Stored items from a collection:
--*--

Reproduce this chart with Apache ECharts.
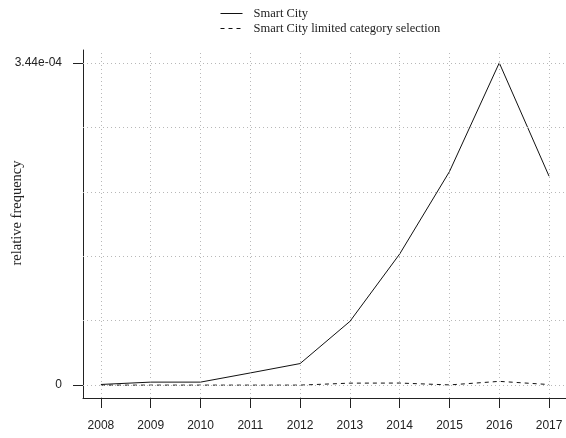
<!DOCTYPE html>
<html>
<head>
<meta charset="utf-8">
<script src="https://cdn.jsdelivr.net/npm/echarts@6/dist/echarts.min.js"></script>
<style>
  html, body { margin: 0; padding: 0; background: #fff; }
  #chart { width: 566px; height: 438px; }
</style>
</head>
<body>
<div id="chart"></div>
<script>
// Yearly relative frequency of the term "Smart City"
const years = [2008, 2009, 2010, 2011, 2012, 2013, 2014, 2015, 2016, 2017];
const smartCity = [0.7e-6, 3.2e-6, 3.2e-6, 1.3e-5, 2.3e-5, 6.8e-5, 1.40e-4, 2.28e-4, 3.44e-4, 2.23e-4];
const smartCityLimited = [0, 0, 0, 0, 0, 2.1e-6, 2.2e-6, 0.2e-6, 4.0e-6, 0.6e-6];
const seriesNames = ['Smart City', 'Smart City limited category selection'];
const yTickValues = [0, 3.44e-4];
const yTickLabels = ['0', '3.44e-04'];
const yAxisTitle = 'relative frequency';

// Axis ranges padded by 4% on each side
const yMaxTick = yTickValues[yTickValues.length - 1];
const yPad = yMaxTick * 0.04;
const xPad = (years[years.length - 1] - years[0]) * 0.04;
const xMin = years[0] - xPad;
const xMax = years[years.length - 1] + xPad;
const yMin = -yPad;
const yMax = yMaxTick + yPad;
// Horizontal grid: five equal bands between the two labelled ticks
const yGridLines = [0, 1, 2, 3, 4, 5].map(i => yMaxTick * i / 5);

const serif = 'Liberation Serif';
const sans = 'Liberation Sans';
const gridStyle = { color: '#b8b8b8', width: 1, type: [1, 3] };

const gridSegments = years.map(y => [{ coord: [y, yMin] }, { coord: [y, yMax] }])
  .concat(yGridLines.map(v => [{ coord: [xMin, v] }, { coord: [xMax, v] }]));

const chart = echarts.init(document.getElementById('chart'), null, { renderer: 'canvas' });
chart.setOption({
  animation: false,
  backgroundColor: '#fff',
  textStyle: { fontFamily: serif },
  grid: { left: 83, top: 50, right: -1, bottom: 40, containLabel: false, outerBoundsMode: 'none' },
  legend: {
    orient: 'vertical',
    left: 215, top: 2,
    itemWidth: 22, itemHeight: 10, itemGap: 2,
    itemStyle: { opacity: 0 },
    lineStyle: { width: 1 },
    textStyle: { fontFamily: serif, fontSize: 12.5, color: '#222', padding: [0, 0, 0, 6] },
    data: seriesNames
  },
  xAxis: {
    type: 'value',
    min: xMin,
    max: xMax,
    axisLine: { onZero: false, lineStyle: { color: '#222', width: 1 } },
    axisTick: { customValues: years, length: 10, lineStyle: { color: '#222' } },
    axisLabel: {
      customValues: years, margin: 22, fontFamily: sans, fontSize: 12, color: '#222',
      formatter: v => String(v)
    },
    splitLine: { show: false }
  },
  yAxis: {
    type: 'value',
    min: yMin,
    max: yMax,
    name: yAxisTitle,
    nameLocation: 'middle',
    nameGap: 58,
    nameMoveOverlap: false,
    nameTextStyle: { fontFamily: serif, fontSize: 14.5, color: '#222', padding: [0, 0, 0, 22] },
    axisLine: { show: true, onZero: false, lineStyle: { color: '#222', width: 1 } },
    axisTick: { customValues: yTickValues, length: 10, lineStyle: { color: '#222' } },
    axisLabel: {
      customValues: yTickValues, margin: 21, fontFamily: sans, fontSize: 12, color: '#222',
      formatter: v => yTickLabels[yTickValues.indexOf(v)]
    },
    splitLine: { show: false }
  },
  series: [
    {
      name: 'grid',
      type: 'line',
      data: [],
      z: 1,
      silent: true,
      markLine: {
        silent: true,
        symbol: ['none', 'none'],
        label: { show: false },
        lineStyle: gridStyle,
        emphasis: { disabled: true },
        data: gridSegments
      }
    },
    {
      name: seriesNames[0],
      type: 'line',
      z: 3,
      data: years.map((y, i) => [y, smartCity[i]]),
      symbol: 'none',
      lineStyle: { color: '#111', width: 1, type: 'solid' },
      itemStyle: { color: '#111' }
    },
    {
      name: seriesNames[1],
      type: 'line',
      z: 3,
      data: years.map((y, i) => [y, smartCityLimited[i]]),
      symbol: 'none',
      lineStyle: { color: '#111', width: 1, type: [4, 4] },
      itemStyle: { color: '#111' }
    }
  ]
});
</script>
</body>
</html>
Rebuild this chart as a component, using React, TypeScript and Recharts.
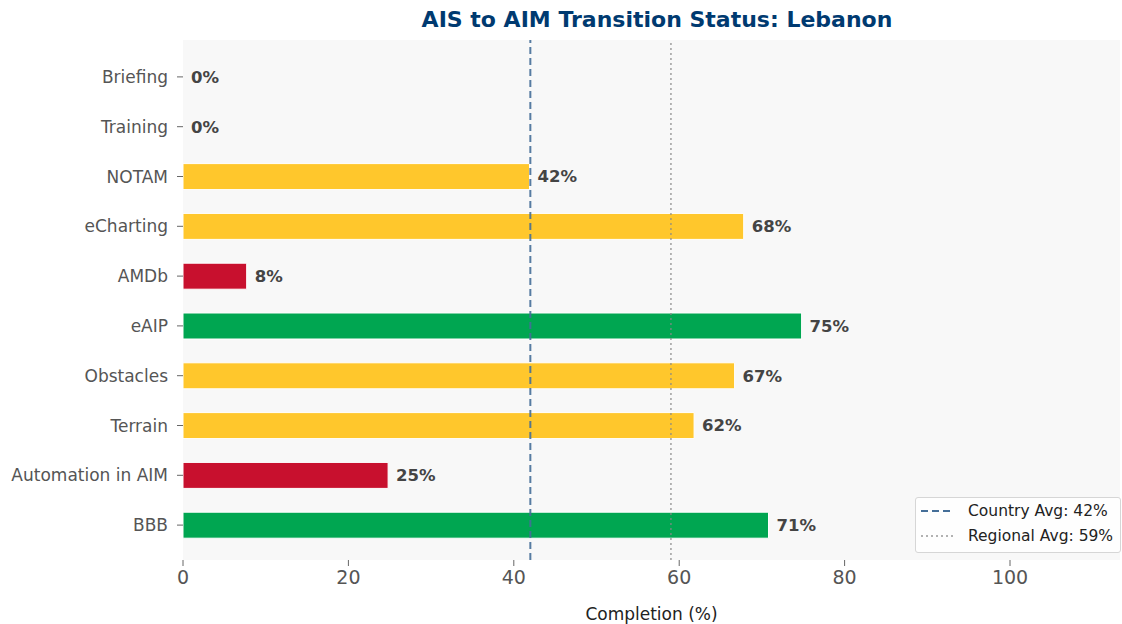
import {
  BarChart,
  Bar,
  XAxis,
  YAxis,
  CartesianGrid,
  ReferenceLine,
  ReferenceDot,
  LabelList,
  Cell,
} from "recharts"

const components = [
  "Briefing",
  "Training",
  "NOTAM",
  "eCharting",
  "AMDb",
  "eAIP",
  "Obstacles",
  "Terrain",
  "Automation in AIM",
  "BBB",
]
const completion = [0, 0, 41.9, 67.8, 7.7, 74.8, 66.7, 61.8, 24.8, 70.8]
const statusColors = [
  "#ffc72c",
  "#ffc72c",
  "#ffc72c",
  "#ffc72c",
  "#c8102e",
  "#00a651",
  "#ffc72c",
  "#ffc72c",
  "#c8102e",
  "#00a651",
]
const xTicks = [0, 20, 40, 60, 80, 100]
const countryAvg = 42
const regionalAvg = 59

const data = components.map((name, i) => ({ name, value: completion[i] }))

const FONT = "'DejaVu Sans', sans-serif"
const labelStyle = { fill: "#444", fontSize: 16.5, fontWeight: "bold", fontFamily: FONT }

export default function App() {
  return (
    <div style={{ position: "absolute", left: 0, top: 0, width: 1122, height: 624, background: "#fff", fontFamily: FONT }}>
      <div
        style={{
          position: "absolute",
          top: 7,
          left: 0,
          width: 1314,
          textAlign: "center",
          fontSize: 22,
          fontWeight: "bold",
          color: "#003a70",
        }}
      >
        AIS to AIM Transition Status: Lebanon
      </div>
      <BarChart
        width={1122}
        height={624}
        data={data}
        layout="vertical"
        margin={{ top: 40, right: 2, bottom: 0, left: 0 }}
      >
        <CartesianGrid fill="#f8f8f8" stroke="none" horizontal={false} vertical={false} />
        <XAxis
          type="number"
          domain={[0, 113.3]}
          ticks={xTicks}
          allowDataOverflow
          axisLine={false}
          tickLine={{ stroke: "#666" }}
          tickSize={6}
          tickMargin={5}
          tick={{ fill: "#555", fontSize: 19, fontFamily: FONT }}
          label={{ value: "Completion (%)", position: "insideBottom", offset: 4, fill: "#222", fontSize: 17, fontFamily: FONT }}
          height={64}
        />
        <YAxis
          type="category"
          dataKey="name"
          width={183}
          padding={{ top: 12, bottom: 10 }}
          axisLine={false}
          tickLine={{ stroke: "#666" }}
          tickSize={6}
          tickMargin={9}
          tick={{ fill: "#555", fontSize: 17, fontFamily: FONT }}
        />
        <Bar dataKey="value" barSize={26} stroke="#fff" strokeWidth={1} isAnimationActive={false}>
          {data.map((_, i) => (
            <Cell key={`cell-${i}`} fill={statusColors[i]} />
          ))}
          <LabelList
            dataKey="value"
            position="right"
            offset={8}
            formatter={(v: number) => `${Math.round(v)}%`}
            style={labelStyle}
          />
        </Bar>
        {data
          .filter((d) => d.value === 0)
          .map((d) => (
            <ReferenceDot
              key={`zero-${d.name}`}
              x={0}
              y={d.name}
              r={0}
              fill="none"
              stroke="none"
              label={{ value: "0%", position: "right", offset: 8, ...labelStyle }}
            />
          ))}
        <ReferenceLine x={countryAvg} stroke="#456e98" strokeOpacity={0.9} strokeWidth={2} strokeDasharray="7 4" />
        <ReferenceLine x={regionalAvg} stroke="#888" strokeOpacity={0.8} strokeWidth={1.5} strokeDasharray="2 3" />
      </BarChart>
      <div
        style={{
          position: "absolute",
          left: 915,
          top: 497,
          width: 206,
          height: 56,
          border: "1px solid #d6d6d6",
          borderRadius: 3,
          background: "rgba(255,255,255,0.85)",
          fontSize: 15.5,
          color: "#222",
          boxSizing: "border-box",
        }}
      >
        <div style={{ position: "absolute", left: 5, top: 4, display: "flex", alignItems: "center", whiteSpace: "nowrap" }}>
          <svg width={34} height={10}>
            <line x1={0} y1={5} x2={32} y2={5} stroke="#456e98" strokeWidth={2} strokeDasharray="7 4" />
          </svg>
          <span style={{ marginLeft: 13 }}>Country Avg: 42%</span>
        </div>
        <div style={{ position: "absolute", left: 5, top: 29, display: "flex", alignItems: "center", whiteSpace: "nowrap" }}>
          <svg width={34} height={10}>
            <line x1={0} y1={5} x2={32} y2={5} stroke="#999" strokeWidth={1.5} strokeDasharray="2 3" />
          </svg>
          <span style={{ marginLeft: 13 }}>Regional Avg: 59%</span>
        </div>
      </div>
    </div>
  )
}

--*--

> Objective: Determine how many lines contain the word "this" and reply with that number alone.

> Finished answer: 2